Bali memiliki banyak sekali makanan tradisional mulai dari makanan, minuman, sayuran hingga jajanan. Salah satunya adalah jajanan laklak biu Pan Bayu yang terletak di Desa Penebel, Kabupaten Tabanan. Warung laklak Pan Bayu biasanya buka dari jam delapan pagi hingga jam delapan malam. Para penduduk sekitar kebanyakan membeli laklaknya di pagi atau sore hari, dimakan sembari menikmati segelas kopi atau secangkir teh poci.
Laklak biu Pan Bayu adalah salah satu jajanan yang dimasak dengan cara tradisional. Tiga buah tungku yang terbuat dari tanah berjejer di depan warung sederhananya. Bahan bakarnya pun menggunakan kayu bakar. Di atas tungku ditaruh semacam piring yang juga terbuat dari tanah liat. Adonan dituang dengan sebuah sendok bambu, diratakan kemudian ditambahkan irisan pisang gancan.

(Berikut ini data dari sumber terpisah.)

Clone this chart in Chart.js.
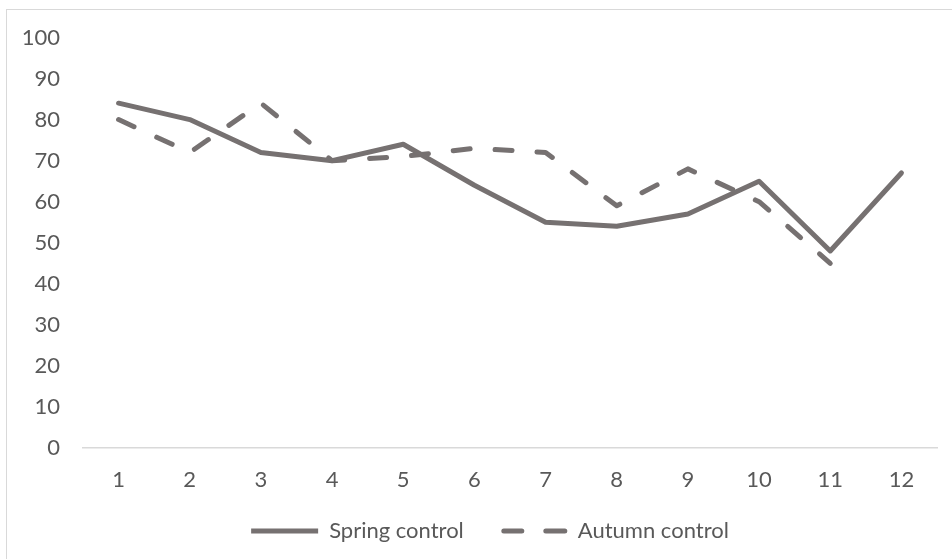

Pisangnya pun tidak boleh sembarang pisang. Pisang gancan dipilih karena memiliki rasa yang istimewa ketika berpadu dengan adonan laklak yang panas. Laklak disajikan dengan daun pisang yang dialasi ingko, ditambahkan parutan kelapa sebagai pemanis. Melihatnya saja sudah membuat menelan ludah sendiri.
Disamping berjualan di warung di kampungnya, Pan Bayu kerap membuka lapak dari pameran ke pameran di seantero Kabupaten Tabanan. Jika di warungnya ia menjual laklak seharga Rp 2500 per buah, selama pameran dia bisa menjual dengan harga dua kali lipat. Di pameran pun ia bisa menjual rata-rata lima ratus laklak per hari, hampir lima kali lipat jika dia hanya jualan di warung di kampungnya. Oleh karena itulah Pan Bayu lebih sering berkeliling dari pameran ke pameran.
Laklak adalah jajanan tradisional mirip serabi di Jawa Barat. Namun laklak biu Pan Bayu memiliki keunikan tersendiri. Jika kue laklak biasanya berdiameter 5 sentimeter, laklak biu Pan Bayu berdiameter 10 sentimeter, berukuran jumbo. Di samping itu juga dilengkapi dengan irisan pisang yang harus dipetik pada sore hari ketika matahari akan tenggelam.
Ketika ditanya mengenai bahan baku, Pan Bayu mengemukakan menggunakan bahan baku utama yakni tepung yang ia beli dari pasar tradisional di kampungnya. Sedangkan pisang dan kelapa ia dapatkan dari kebun milik keluarganya yang ia warisi turun-temurun. Ia mengaku kini sangat susah mendapatkan bahan kayu bakar. Karena jika kayu bakar diganti dengan kompor gas LPG, laklaknya akan kehilangan cita rasa istimewanya.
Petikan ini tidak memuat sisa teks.